UNRWA and other humanitarian agencies have accused Israeli authorities of restricting aid flows into Gaza, where almost all the territory's 2.4 million people have been displaced at least once during the war.

Iranians ridicule Biden, Trump at US hostage crisis rally

By - Nov 03,2024 - Last updated at Nov 03,2024

A boy holds a placard with anti-US slogans during a rally outside the former US embassy in Tehran as Iranians mark the 45th anniversary of the start of the Iran hostage crisis, on November 3, 2024 (AFP photo)

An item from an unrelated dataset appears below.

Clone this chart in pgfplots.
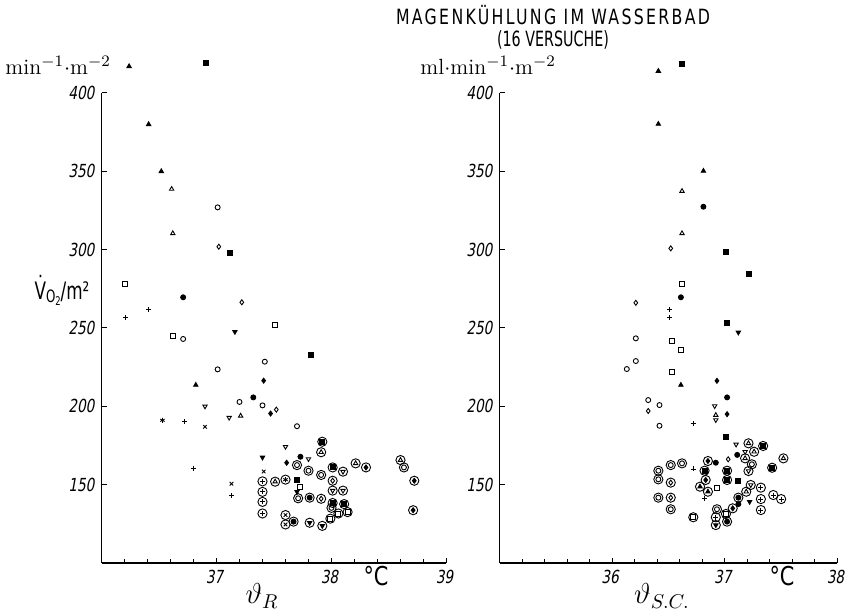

TEHRAN — Thousands of Iranians rallied Sunday by the former US embassy in Tehran to mark the 1979 hostage crisis, burning American flags and ridiculing Joe Biden and Donald Trump just two days before the US presidential election.

 

"There's no difference between Biden and Trump, between the donkey and the elephant," said protester Saber Danaie, 23, of the animal mascots that represent the Democratic and Republican parties in the United States. 

 

"They both follow the same policy," said the construction worker, as a giant puppet meant to represent US President Joe Biden hung over the crowd.

 

A picture of his predecessor Donald Trump, who hopes to beat his rival Kamala Harris and win the American presidential election on Tuesday, lay trampled on the ground.

 

Sunday's rally commemorated the 1979 hostage crisis, which began nine months after the Islamic revolution led by Iran's late supreme leader Ayatollah Ruhollah Khomeini ousted the Western-backed Shah Mohammed Reza Pahlavi.

 

Students loyal to Khomeini stormed the embassy compound and held 52 staff hostage for 444 days while demanding that Washington hand over Iran's recently toppled shah, who was being treated in the United States for cancer.

 

Washington officially broke off relations with Tehran in 1980, midway through the crisis, and they have been frozen ever since.

 

Iran celebrates the event every year in Tehran in front of the former embassy that has been transformed into a museum known as the "Den of Spies".

 

 'Destruction of Israel' 

 

"Death to America, death to Israel!" chanted crowds of Iranians, including many schoolchildren and students, as they sang revolutionary songs outside the building.

 

The embassy's seizure has shaped relations between the United States and Iran for decades, with Tehran considering it an act of defiance against what they describe as the "global arrogance" of the West.

 

Israel's war with Palestinian militants Hamas and Lebanon's Hezbollah, two militant groups supported financially and militarily by Tehran, took centre stage at the rally.

 

Demonstrators brandished portraits of prominent figures, including slain Hezbollah leader Hassan Nasrallah, killed by an Israeli strike in Beirut, as well as Iran's supreme leader, Ayatollah Ali Khamenei.

 

"I am here for the destruction of Israel and America," Hassani, a 42-year-old civil servant who did not wish to give his full name, told AFP.

 

"Criminal America is at the root of all these wars and all this hatred" in the region, he said.

 

Nearby, a mural depicted Israeli Prime Minister Benjamin Netanyahu digging his country's grave.

 

Iran does not recognise Israel and considers it an extension of the United States in the Middle East.

 

 Difficult relations 

 

Iranian leaders have made support for the Palestinian cause one of the pillars of their foreign policy since the Islamic Republic was established in 1979.

 

The presidential campaigns of both Harris and Trump have been closely followed in Iran.

 

However, most of the Iranians AFP spoke to on Sunday said the vote's outcome is unlikely to mend relations between the two countries.

 

"Relations between Iran and America cannot return to normal," said Mohammadi, a 40-year-old housewife, who gave only her last name.

 

"We have repeatedly shown America our honesty" to improve relations "but America does not care," she said, cloaked in a black chador.

 

Iran, subject to significant international sanctions, reached an agreement with the major powers in 2015 to limit its nuclear programme in exchange for a gradual lifting of sanctions.

 

But the pact was torpedoed three years later under Trump whose administration withdrew from it and reimposed sanctions.

 

"It doesn't matter who the next American president is," said a woman at the protest, who asked that AFP not identify her.

 

"We have never liked any of them and that won't change now."